The tiramisu was tirami-so-so. I'm tired of tiramisu, and I can't wait until everyone else gets just as bored with it as I am. Seasons serves a big square portion; the kitchen makes a huge pan of the stuff and cuts out a square when an order is placed.

The other desserts had so much more personality. No matter how good the pastry chef, tiramisu is ladyfingers, loads of whipped cream, and espresso. The crème anglaise and the espresso cream used to garnish the tiramisu were the best things on the plate. Save those sauces for a more inspired dessert.

Service definitely came with a smile. Most of the staff is prompt, eager to please, and friendly but not overly familiar. One server didn't know much about the wine I selected, but later she asked how it tasted so she could tell future customers.

Food comes hot off the grill delivered by whichever server is available. Once, the manager brought it. Good call. There is no reason for the food to be kept warm until a particular server can bring it. A good staff is a team. Rah team.

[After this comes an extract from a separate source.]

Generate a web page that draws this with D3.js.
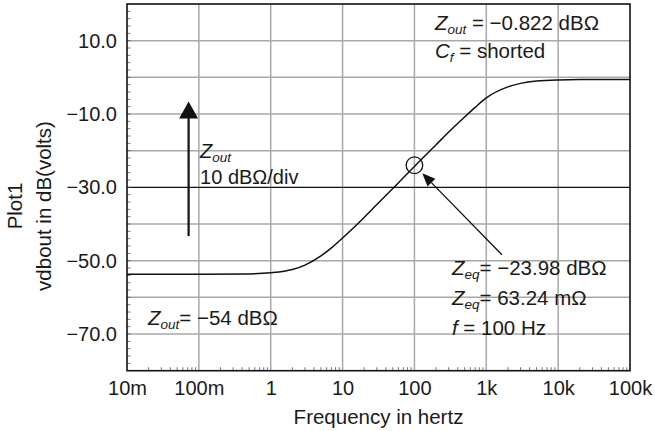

The servers wear jeans and white shirts. The shirts were just right, but the jeans, at least at dinner, seem a bit too relaxed. This is a casual restaurant, but it's dressy casual. Seasons' own Web page calls the dining room casually elegant. You might wear jeans or dress up a bit, but you're paying to be there. The staff should be a bit more manicured.

We live in a world where summer fruits are available in winter. They're shipped from the southern hemisphere. Often the food on our plate has traveled more than we have. I know what four or five hours on a plane does to me, so I can imagine what it does to a bunch of asparagus.

"Some chefs and journalists," according to Leslie Brenner, "worry that the globalization of gastronomy will continue until all we're left with is one cuisine."

Sometimes eating really good food isn't about eating what we want whenever we want it. Good food is about eating what's fresh. It's about food with good, strong, simple flavors. The food at Seasons, like American cuisine, is evolving. Although it occasionally fails to live up to expectations, it's moving in the right direction.